Xukuru's Indigenous people sing a prayer in honor of the Brazilian Indigenous expert Bruno Pereira next to his coffin during his funeral at the Morada da Paz Cemetery in Paulista, Pernambuco state, Brazil, on June 24, 2022.

 

RECIFE, BRAZIL — 

 

Bruno Pereira, the Brazilian Indigenous expert killed in the Amazon with British journalist Dom Phillips, was given a moving sendoff Friday by members of one of the tribes he had spent his life and work defending.

 

Members of the Xukuru chanted funeral hymns and mourned at a solemn ceremony near Recife, where Pereira was born, in the northeastern Pernambuco state.

 

A photograph of 41-year-old Pereira was perched on his coffin, also draped with the flag of his favorite football team, Sport Recife.

 

"It is a great loss not only for us but for all of Brazil, for those who fight to defend Mother Nature, which is to defend life," chief Marcos Xukuru told AFP.

 

Pereira and veteran correspondent Phillips, 57, went missing on June 5 in a remote part of the rainforest rife with illegal mining, fishing and logging, as well as drug trafficking.

 

Philips was the author of dozens of articles on the Amazon and a longtime contributor to The Guardian newspaper and other major news organizations.

 

He was traveling to the Javari Valley as part of research for a book with Pereira as his guide, when they were ambushed.

 

Police say the men were shot. Indigenous groups say it was retaliation for exposing illegal fishers in the region.

 

Pereira, an expert at Brazil's Indigenous affairs agency FUNAI, had received multiple threats from criminals with their eye on isolated Indigenous resources.

 

The men's bodies were handed over to their families on Thursday.

 

"Today, the land where he was born welcomes him.

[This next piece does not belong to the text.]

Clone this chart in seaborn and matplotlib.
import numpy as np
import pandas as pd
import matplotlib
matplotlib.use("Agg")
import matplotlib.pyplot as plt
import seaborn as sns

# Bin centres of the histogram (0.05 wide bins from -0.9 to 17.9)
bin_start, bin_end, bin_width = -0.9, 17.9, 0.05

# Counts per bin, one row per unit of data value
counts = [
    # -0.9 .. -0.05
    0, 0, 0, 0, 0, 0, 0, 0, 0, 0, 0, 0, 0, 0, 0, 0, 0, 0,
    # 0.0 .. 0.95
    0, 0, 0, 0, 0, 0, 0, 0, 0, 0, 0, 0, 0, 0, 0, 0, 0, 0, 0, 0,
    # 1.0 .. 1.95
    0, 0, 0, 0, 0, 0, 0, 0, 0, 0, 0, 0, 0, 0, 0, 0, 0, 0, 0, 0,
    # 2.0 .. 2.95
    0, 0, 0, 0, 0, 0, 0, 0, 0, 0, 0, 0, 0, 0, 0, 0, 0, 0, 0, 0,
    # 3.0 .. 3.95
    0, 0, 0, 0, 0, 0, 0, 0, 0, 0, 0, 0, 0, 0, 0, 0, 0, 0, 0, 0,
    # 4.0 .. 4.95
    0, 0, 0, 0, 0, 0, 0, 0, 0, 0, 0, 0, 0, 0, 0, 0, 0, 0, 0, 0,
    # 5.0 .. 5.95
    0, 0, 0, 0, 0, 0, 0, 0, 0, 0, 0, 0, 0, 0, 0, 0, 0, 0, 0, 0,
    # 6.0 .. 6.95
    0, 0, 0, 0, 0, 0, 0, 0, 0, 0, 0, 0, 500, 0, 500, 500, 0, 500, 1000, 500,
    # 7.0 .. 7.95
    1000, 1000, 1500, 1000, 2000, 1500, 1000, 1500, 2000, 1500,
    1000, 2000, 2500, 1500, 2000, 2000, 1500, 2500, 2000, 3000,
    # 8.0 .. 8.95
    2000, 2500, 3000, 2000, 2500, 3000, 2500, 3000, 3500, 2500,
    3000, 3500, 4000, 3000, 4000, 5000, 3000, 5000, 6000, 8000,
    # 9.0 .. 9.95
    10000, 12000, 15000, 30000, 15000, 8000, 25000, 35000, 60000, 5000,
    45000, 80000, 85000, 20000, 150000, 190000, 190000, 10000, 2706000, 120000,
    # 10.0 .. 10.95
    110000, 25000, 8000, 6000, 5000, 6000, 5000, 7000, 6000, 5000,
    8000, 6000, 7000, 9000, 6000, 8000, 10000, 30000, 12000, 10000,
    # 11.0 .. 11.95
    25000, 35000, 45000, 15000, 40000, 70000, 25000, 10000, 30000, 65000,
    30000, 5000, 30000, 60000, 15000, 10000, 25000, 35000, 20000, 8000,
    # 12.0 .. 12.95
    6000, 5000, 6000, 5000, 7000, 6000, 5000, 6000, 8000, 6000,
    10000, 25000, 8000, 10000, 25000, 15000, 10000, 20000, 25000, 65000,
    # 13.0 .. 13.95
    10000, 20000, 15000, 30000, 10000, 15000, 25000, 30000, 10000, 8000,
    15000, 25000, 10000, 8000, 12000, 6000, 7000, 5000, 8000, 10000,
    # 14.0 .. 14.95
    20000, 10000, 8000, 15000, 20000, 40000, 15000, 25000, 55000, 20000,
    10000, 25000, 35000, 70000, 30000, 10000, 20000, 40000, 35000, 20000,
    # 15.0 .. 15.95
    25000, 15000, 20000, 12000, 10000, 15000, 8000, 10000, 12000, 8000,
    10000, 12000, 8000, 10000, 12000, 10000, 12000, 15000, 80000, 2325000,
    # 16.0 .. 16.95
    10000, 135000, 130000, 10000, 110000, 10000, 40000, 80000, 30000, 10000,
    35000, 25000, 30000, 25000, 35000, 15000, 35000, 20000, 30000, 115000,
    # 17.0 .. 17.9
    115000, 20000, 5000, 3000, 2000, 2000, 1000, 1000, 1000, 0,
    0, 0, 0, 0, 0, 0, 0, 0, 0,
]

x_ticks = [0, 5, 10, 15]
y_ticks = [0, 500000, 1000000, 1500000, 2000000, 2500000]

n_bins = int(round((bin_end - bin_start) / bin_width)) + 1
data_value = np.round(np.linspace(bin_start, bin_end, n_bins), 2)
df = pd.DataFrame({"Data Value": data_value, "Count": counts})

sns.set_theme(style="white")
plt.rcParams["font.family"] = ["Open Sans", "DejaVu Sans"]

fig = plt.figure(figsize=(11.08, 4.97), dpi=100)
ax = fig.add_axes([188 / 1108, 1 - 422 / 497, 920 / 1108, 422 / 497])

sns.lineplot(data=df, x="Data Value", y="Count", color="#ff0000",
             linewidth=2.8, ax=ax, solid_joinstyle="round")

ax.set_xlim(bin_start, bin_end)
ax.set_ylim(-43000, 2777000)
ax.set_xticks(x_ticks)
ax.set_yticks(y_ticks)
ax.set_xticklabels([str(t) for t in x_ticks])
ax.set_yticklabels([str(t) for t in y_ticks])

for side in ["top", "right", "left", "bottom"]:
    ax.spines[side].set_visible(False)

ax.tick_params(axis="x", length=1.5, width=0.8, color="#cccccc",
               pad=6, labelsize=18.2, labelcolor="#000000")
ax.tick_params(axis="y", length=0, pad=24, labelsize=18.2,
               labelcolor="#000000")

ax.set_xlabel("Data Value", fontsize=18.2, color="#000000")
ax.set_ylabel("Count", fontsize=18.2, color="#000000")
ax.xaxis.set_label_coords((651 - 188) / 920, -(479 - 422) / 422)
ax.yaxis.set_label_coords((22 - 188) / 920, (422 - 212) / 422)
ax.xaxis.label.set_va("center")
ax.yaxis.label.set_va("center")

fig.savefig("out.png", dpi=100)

His body finds the clay, the roots of plants, the water and the heat of the soil," the Observatory for Human Rights of Isolated Indigenous Peoples, with whom Pereira had worked, said in a statement.

 

"This crime is the tip of the iceberg of the critical situation in Brazil today, caused by the way the state treats Indigenous issues," Vania Fialho, a 56-year-old anthropologist who attended the wake, told AFP.

 

Pereira was married and had three children.

 

His body was to be cremated after Friday's ceremony, while Phillips' family will hold a wake and cremation on Sunday in Niteroi, near Rio de Janeiro.

 

Four people have been arrested for the crime to date.